──────── Dataset section

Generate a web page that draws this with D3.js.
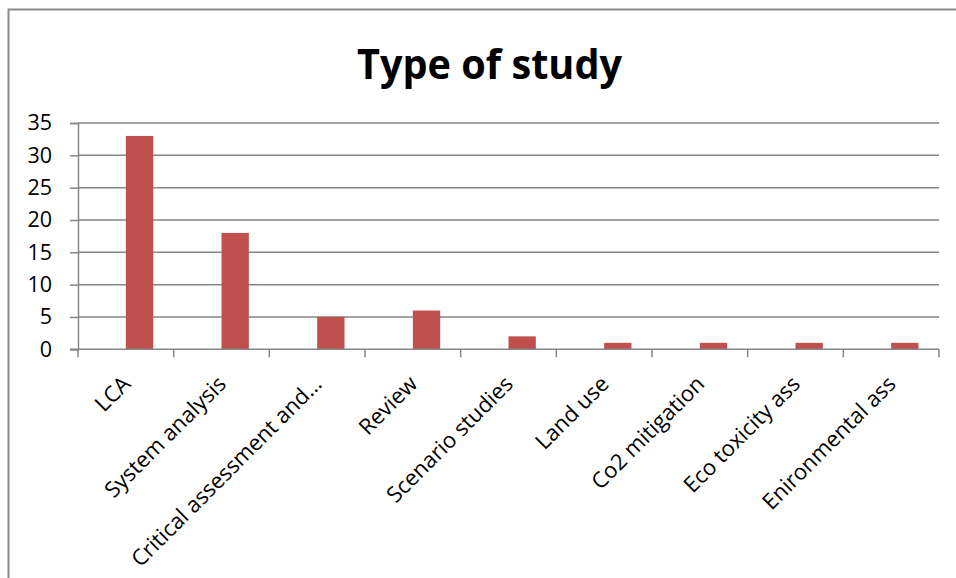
<!DOCTYPE html>
<html>
<head>
<meta charset="utf-8">
<script src="https://cdn.jsdelivr.net/npm/d3@7"></script>
<style>
  html, body { margin: 0; padding: 0; background: #ffffff; }
  svg { display: block; }
  text { font-family: "Open Sans", "Noto Sans", sans-serif; fill: #000; }
</style>
</head>
<body>
<svg id="chart" width="956" height="578"></svg>
<script>
// Study types and how many papers fall into each
const categories = [
  "LCA",
  "System analysis",
  "Critical assessment and\u2026",
  "Review",
  "Scenario studies",
  "Land use",
  "Co2 mitigation",
  "Eco toxicity ass",
  "Enironmental ass"
];
const counts = [33, 18, 5, 6, 2, 1, 1, 1, 1];
// Two series slots per category; the first slot is empty, the counts use the second
const seriesSlots = ["empty", "count"];
const yTicks = [0, 5, 10, 15, 20, 25, 30, 35];
const titleText = "Type of study";

const svg = d3.select("#chart");
const plot = { left: 78, right: 939, top: 123, bottom: 349.3 };
const gridColor = "#868686";
const barColor = "#C0504D";

// Outer chart frame
svg.append("rect")
  .attr("x", 8.5).attr("y", 9.5)
  .attr("width", 970).attr("height", 600)
  .attr("fill", "#fff")
  .attr("stroke", "#898989")
  .attr("stroke-width", 2);

// Title
svg.append("text")
  .attr("x", 489.5).attr("y", 79)
  .attr("text-anchor", "middle")
  .attr("font-weight", 700)
  .attr("font-size", 42)
  .attr("textLength", 265)
  .attr("lengthAdjust", "spacingAndGlyphs")
  .text(titleText);

const x = d3.scaleBand()
  .domain(categories)
  .range([plot.left, plot.right])
  .paddingInner(0).paddingOuter(0);

const xSlot = d3.scaleBand()
  .domain(seriesSlots)
  .range([0, x.bandwidth()])
  .paddingInner(0)
  .paddingOuter(0.75);

const y = d3.scaleLinear()
  .domain([0, 35])
  .range([plot.bottom, plot.top]);

// Horizontal gridlines
svg.append("g")
  .selectAll("line")
  .data(yTicks.filter(t => t > 0))
  .join("line")
  .attr("x1", plot.left).attr("x2", plot.right)
  .attr("y1", d => y(d)).attr("y2", d => y(d))
  .attr("stroke", gridColor)
  .attr("stroke-width", 1.5);

// Value axis
const yAxis = svg.append("g")
  .attr("transform", `translate(${plot.left},0)`)
  .call(d3.axisLeft(y).tickValues(yTicks).tickSize(8).tickPadding(18).tickFormat(d3.format("d")));
yAxis.select(".domain").attr("stroke", gridColor).attr("stroke-width", 1.5);
yAxis.selectAll(".tick line").attr("stroke", gridColor).attr("stroke-width", 1.5);
yAxis.selectAll(".tick text")
  .attr("font-family", "'Open Sans', 'Noto Sans', sans-serif")
  .attr("font-size", 21.5)
  .attr("fill", "#000");

// Bars
svg.append("g")
  .selectAll("rect")
  .data(categories.map((c, i) => ({ c, v: counts[i] })))
  .join("rect")
  .attr("x", d => x(d.c) + xSlot("count"))
  .attr("width", xSlot.bandwidth())
  .attr("y", d => y(d.v))
  .attr("height", d => y(0) - y(d.v))
  .attr("fill", barColor);

// Category axis: line plus ticks on the band boundaries
const xAxis = svg.append("g");
xAxis.append("line")
  .attr("x1", plot.left - 8).attr("x2", plot.right)
  .attr("y1", y(0)).attr("y2", y(0))
  .attr("stroke", gridColor).attr("stroke-width", 1.5);
const edges = categories.map(c => x(c)).concat([x.range()[1]]);
xAxis.selectAll("line.tick")
  .data(edges)
  .join("line")
  .attr("class", "tick")
  .attr("x1", d => d).attr("x2", d => d)
  .attr("y1", y(0)).attr("y2", y(0) + 8)
  .attr("stroke", gridColor).attr("stroke-width", 1.5);

// Rotated category labels
xAxis.selectAll("text")
  .data(categories)
  .join("text")
  .attr("transform", d => `translate(${x(d) + x.bandwidth() / 2 + 6},${y(0) + 36}) rotate(-45)`)
  .attr("text-anchor", "end")
  .attr("font-size", 22)
  .text(d => d);
</script>
</body>
</html>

────────────────

Your instructions
Without the pictures, copy the material exactly as given.

Exercise result
Generate a web page that draws this with D3.js.
<!DOCTYPE html>
<html>
<head>
<meta charset="utf-8">
<script src="https://cdn.jsdelivr.net/npm/d3@7"></script>
<style>
  html, body { margin: 0; padding: 0; background: #ffffff; }
  svg { display: block; }
  text { font-family: "Open Sans", "Noto Sans", sans-serif; fill: #000; }
</style>
</head>
<body>
<svg id="chart" width="956" height="578"></svg>
<script>
// Study types and how many papers fall into each
const categories = [
  "LCA",
  "System analysis",
  "Critical assessment and\u2026",
  "Review",
  "Scenario studies",
  "Land use",
  "Co2 mitigation",
  "Eco toxicity ass",
  "Enironmental ass"
];
const counts = [33, 18, 5, 6, 2, 1, 1, 1, 1];
// Two series slots per category; the first slot is empty, the counts use the second
const seriesSlots = ["empty", "count"];
const yTicks = [0, 5, 10, 15, 20, 25, 30, 35];
const titleText = "Type of study";

const svg = d3.select("#chart");
const plot = { left: 78, right: 939, top: 123, bottom: 349.3 };
const gridColor = "#868686";
const barColor = "#C0504D";

// Outer chart frame
svg.append("rect")
  .attr("x", 8.5).attr("y", 9.5)
  .attr("width", 970).attr("height", 600)
  .attr("fill", "#fff")
  .attr("stroke", "#898989")
  .attr("stroke-width", 2);

// Title
svg.append("text")
  .attr("x", 489.5).attr("y", 79)
  .attr("text-anchor", "middle")
  .attr("font-weight", 700)
  .attr("font-size", 42)
  .attr("textLength", 265)
  .attr("lengthAdjust", "spacingAndGlyphs")
  .text(titleText);

const x = d3.scaleBand()
  .domain(categories)
  .range([plot.left, plot.right])
  .paddingInner(0).paddingOuter(0);

const xSlot = d3.scaleBand()
  .domain(seriesSlots)
  .range([0, x.bandwidth()])
  .paddingInner(0)
  .paddingOuter(0.75);

const y = d3.scaleLinear()
  .domain([0, 35])
  .range([plot.bottom, plot.top]);

// Horizontal gridlines
svg.append("g")
  .selectAll("line")
  .data(yTicks.filter(t => t > 0))
  .join("line")
  .attr("x1", plot.left).attr("x2", plot.right)
  .attr("y1", d => y(d)).attr("y2", d => y(d))
  .attr("stroke", gridColor)
  .attr("stroke-width", 1.5);

// Value axis
const yAxis = svg.append("g")
  .attr("transform", `translate(${plot.left},0)`)
  .call(d3.axisLeft(y).tickValues(yTicks).tickSize(8).tickPadding(18).tickFormat(d3.format("d")));
yAxis.select(".domain").attr("stroke", gridColor).attr("stroke-width", 1.5);
yAxis.selectAll(".tick line").attr("stroke", gridColor).attr("stroke-width", 1.5);
yAxis.selectAll(".tick text")
  .attr("font-family", "'Open Sans', 'Noto Sans', sans-serif")
  .attr("font-size", 21.5)
  .attr("fill", "#000");

// Bars
svg.append("g")
  .selectAll("rect")
  .data(categories.map((c, i) => ({ c, v: counts[i] })))
  .join("rect")
  .attr("x", d => x(d.c) + xSlot("count"))
  .attr("width", xSlot.bandwidth())
  .attr("y", d => y(d.v))
  .attr("height", d => y(0) - y(d.v))
  .attr("fill", barColor);

// Category axis: line plus ticks on the band boundaries
const xAxis = svg.append("g");
xAxis.append("line")
  .attr("x1", plot.left - 8).attr("x2", plot.right)
  .attr("y1", y(0)).attr("y2", y(0))
  .attr("stroke", gridColor).attr("stroke-width", 1.5);
const edges = categories.map(c => x(c)).concat([x.range()[1]]);
xAxis.selectAll("line.tick")
  .data(edges)
  .join("line")
  .attr("class", "tick")
  .attr("x1", d => d).attr("x2", d => d)
  .attr("y1", y(0)).attr("y2", y(0) + 8)
  .attr("stroke", gridColor).attr("stroke-width", 1.5);

// Rotated category labels
xAxis.selectAll("text")
  .data(categories)
  .join("text")
  .attr("transform", d => `translate(${x(d) + x.bandwidth() / 2 + 6},${y(0) + 36}) rotate(-45)`)
  .attr("text-anchor", "end")
  .attr("font-size", 22)
  .text(d => d);
</script>
</body>
</html>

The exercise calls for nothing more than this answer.